Recently I’ve been thinking that my tendency to spin out metaphors can easily begin and end in the realm of thought. But this morning, doing an exercise called “Bending in the Four Directions” (a kind of slow motion yoga that opens the chest and gets me breathing fully), which in turn allows me to feel my body more (when I’m not just impatiently waiting for it to be finished so I can sit down), I could appreciate how—like the center board and rudder out of view beneath the surface of the lake—my lungs are bringing oxygen to the capillaries so that my heart can deliver it to every cell, including to the muscles filling my lungs with air, just as the sails of our dingy, billowing with wind, allowed me to sail out, like Winnie the Pooh, upon the adventure of another day.
Was that sudden appearance of Winnie the Pooh too off topic–like an extra in Hamlet walking to the fount of the stage and announcing “I have problems too, you know? My rent is due and this acting job doesn’t even pay minimum wage”?

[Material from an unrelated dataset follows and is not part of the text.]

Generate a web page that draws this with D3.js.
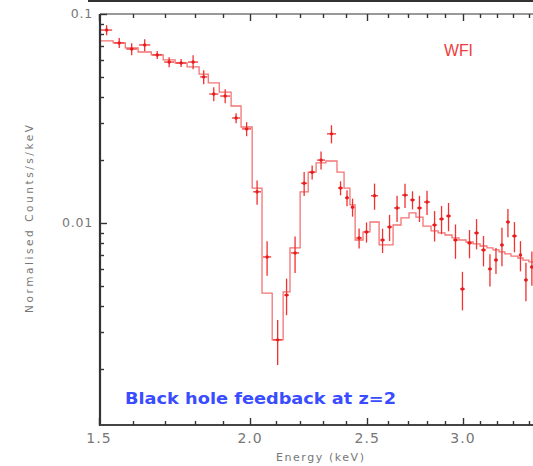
<!DOCTYPE html>
<html><head><meta charset="utf-8">
<script src="https://cdn.jsdelivr.net/npm/d3@7"></script>
<style>html,body{margin:0;padding:0;background:#fff;overflow:hidden}</style>
</head><body>
<script>
// ---- data ----
const binEdges = [1.503,1.541,1.577,1.616,1.657,1.695,1.734,1.774,1.815,1.847,1.886,1.929,1.966,2.008,2.046,2.086,2.130,2.158,2.200,2.234,2.268,2.311,2.360,2.392,2.419,2.443,2.480,2.513,2.557,2.591,2.626,2.666,2.707,2.743,2.780,2.823,2.861,2.899,2.938,2.977,3.017,3.058,3.099,3.140,3.176,3.213,3.249,3.287,3.331,3.363,3.401,3.440];
const dataFlux = [0.0838,0.0727,0.0680,0.0711,0.0637,0.0589,0.0583,0.0589,0.0500,0.0414,0.0405,0.0318,0.0282,0.0141,0.00688,0.00276,0.00452,0.00719,0.0155,0.0175,0.0200,0.0267,0.0147,0.0132,0.0119,0.00848,0.00906,0.0135,0.00829,0.00957,0.0118,0.0136,0.0129,0.0118,0.0126,0.00978,0.01045,0.0108,0.00829,0.00483,0.00802,0.00896,0.00743,0.00603,0.00665,0.00785,0.01011,0.00867,0.00703,0.00534,0.00616];
const dataErr = [0.00462,0.00401,0.00450,0.00470,0.00281,0.00325,0.00257,0.00454,0.00386,0.00319,0.00312,0.00175,0.00218,0.00186,0.00129,0.00067,0.00090,0.00143,0.00205,0.00135,0.00198,0.00265,0.00113,0.00116,0.00118,0.00093,0.00100,0.00193,0.00110,0.00137,0.00169,0.00180,0.00128,0.00169,0.00167,0.00162,0.00161,0.00167,0.00155,0.00101,0.00124,0.00148,0.00123,0.00106,0.00095,0.00164,0.00156,0.00143,0.00116,0.00112,0.00115];
const modelFlux = [0.0743,0.0727,0.0688,0.0658,0.0637,0.0603,0.0583,0.0558,0.0516,0.0468,0.0423,0.0363,0.0288,0.0147,0.00462,0.00276,0.00468,0.00760,0.0141,0.0175,0.0194,0.0198,0.0175,0.0147,0.0122,0.00829,0.00906,0.01011,0.00785,0.00785,0.00978,0.01057,0.01117,0.01068,0.00967,0.00916,0.00896,0.00876,0.00848,0.00829,0.00811,0.00794,0.00776,0.00760,0.00743,0.00727,0.00711,0.00695,0.00680,0.00665,0.00651];
const xMajorTicks = [1.5, 2.0, 2.5, 3.0];
const xMajorLabels = ["1.5", "2.0", "2.5", "3.0"];
const xMinorTicks = [1.6,1.7,1.8,1.9,2.1,2.2,2.3,2.4,2.6,2.7,2.8,2.9,3.1,3.2,3.3,3.4];
const yMajorTicks = [0.1, 0.01];
const yMajorLabels = ["0.1", "0.01"];
const yMinorTicks = [0.09,0.08,0.07,0.06,0.05,0.04,0.03,0.02,0.009,0.008,0.007,0.006,0.005,0.004,0.003,0.002];
const xTitle = "Energy (keV)";
const yTitle = "Normalised Counts/s/keV";
const instrumentLabel = "WFI";
const caption = "Black hole feedback at z=2";

// ---- layout ----
const W = 533, H = 466;
const L = 100, T = 14, B = 425, R = 533;
const x = d3.scaleLog().domain([1.5, 3.0]).range([99, 463]);
const y = d3.scaleLog().domain([0.1, 0.01]).range([T, 223]);

const svg = d3.select("body").append("svg").attr("width", W).attr("height", H)
  .style("font-family", "'DejaVu Sans', sans-serif");

const defs = svg.append("defs");
defs.append("clipPath").attr("id", "plotclip")
  .append("rect").attr("x", L).attr("y", T).attr("width", R - L).attr("height", B - T);
const blur = defs.append("filter").attr("id", "soft")
  .attr("x", "-5%").attr("y", "-5%").attr("width", "110%").attr("height", "110%");
blur.append("feGaussianBlur").attr("stdDeviation", 0.6);

// top dark strip (cut-off frame above)
svg.append("rect").attr("x", 88).attr("y", 0).attr("width", W - 88).attr("height", 2).attr("fill", "#333");

const plot = svg.append("g").attr("clip-path", "url(#plotclip)");
const marks = plot.append("g").attr("filter", "url(#soft)");

// model step line
const stepPts = modelFlux.map((m, i) => [binEdges[i], m]);
stepPts.push([binEdges[binEdges.length - 1], modelFlux[modelFlux.length - 1]]);
marks.append("path")
  .attr("d", d3.line().x(d => x(d[0])).y(d => y(d[1])).curve(d3.curveStepAfter)(stepPts))
  .attr("fill", "none").attr("stroke", "#f05050").attr("stroke-width", 1.3).attr("stroke-opacity", 0.8);

// data crosses
const pts = dataFlux.map((f, i) => ({
  lo: binEdges[i], hi: binEdges[i + 1], c: Math.sqrt(binEdges[i] * binEdges[i + 1]), f, e: dataErr[i]
}));
const g = marks.append("g").attr("stroke", "#f03030").attr("stroke-width", 1.3);
g.selectAll("line.h").data(pts).join("line").attr("class", "h")
  .attr("x1", d => x(d.lo) + 1).attr("x2", d => x(d.hi) - 1)
  .attr("y1", d => y(d.f)).attr("y2", d => y(d.f));
g.selectAll("line.v").data(pts).join("line").attr("class", "v")
  .attr("x1", d => x(d.c)).attr("x2", d => x(d.c))
  .attr("y1", d => y(d.f + d.e)).attr("y2", d => y(Math.max(d.f - d.e, 1e-4)));
marks.append("g").selectAll("circle").data(pts).join("circle")
  .attr("cx", d => x(d.c)).attr("cy", d => y(d.f)).attr("r", 1.7).attr("fill", "#e81c1c");

// axes frame
const ax = svg.append("g");
ax.append("line").attr("x1", L).attr("x2", L).attr("y1", T).attr("y2", B + 1).attr("stroke-width", 2.2).attr("stroke", "#333");
ax.append("line").attr("x1", L).attr("x2", R).attr("y1", B).attr("y2", B).attr("stroke-width", 2.2).attr("stroke", "#444");
ax.append("line").attr("x1", L).attr("x2", R).attr("y1", T).attr("y2", T).attr("stroke-width", 1.5).attr("stroke", "#777");

// inward tick marks drawn from the scales
const tk = svg.append("g").attr("stroke", "#333").attr("stroke-width", 1.4);
const xTicksAll = xMinorTicks.map(v => ({v, len: 4})).concat(xMajorTicks.map(v => ({v, len: 7})));
tk.selectAll("line.xb").data(xTicksAll).join("line").attr("class", "xb")
  .attr("x1", d => Math.round(x(d.v)) + 0.5).attr("x2", d => Math.round(x(d.v)) + 0.5)
  .attr("y1", B).attr("y2", d => B - d.len);
tk.selectAll("line.xt").data(xTicksAll).join("line").attr("class", "xt")
  .attr("x1", d => Math.round(x(d.v)) + 0.5).attr("x2", d => Math.round(x(d.v)) + 0.5)
  .attr("y1", T).attr("y2", d => T + d.len);
const yTicksAll = yMinorTicks.map(v => ({v, len: 4})).concat(yMajorTicks.map(v => ({v, len: 7})));
tk.selectAll("line.yl").data(yTicksAll).join("line").attr("class", "yl")
  .attr("y1", d => Math.round(y(d.v)) + 0.5).attr("y2", d => Math.round(y(d.v)) + 0.5)
  .attr("x1", L).attr("x2", d => L + d.len);

// tick labels
svg.append("g").selectAll("text").data(xMajorTicks).join("text")
  .attr("x", d => x(d)).attr("y", 443).attr("text-anchor", "middle")
  .attr("font-size", 14).attr("fill", "#777").attr("letter-spacing", 1)
  .text((d, i) => xMajorLabels[i]);
svg.append("g").selectAll("text").data(yMajorTicks).join("text")
  .attr("x", 93).attr("y", d => y(d)).attr("dy", "0.35em").attr("text-anchor", "end")
  .attr("font-size", 12.5).attr("fill", "#777").attr("letter-spacing", 0.8)
  .text((d, i) => yMajorLabels[i]);

// titles
svg.append("text").attr("x", 320).attr("y", 461).attr("text-anchor", "middle")
  .attr("font-size", 11).attr("fill", "#777").attr("textLength", 88).attr("lengthAdjust", "spacing")
  .text(xTitle);
svg.append("text").attr("transform", "translate(33,219) rotate(-90)").attr("text-anchor", "middle")
  .attr("font-size", 10.5).attr("fill", "#777").attr("textLength", 188).attr("lengthAdjust", "spacing")
  .text(yTitle);

svg.append("text").attr("x", 444).attr("y", 56).attr("font-size", 17)
  .attr("font-family", "'Liberation Sans Narrow', 'Liberation Sans', sans-serif")
  .attr("fill", "#f03c3c").attr("textLength", 29).attr("lengthAdjust", "spacingAndGlyphs")
  .text(instrumentLabel);

svg.append("text").attr("x", 125).attr("y", 404).attr("font-size", 15).attr("font-weight", "bold")
  .attr("fill", "#3a4cff").attr("textLength", 271).attr("lengthAdjust", "spacingAndGlyphs")
  .text(caption);
</script>
</body></html>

My mind tends to shy away from getting too deep into the reality of living in a body and respecting it as the vehicle without which my mind would not have any foundation. I’ve been noticing that in the class on Caring there is increasingly an invitation to notice feelings. Specifically what it feels like to be caring for ourselves and what it feels like when we aren’t. This is something I know I need to work on because I so easily retreat into my mind and my thoughts. But for now I will just appreciate how remembering the pleasure of sailing, and being the beneficiary of the beautifully harmonious functioning of the boat’s participating components, helps increase my awareness of my own body as it sails through time with at least as much intricate balance and control as the billions of galaxies and interstellar clouds that—also outside my awareness—are carrying out their roles in this vast universe.
very nice. what amazing recall for detail. I too remember sailing on a small one-sail boat on Silver Lake in the camp I attended when I was about 12. I loved it! Wanted to go the next summer to a sailing camp, but my mother, ignoring this plea totally, simply re-enrolled me in the same old camp I’d been to..
(shouldn’t kvetch but I do. I truly loved that sailing!) It is one of the most enjoyable memories of that time.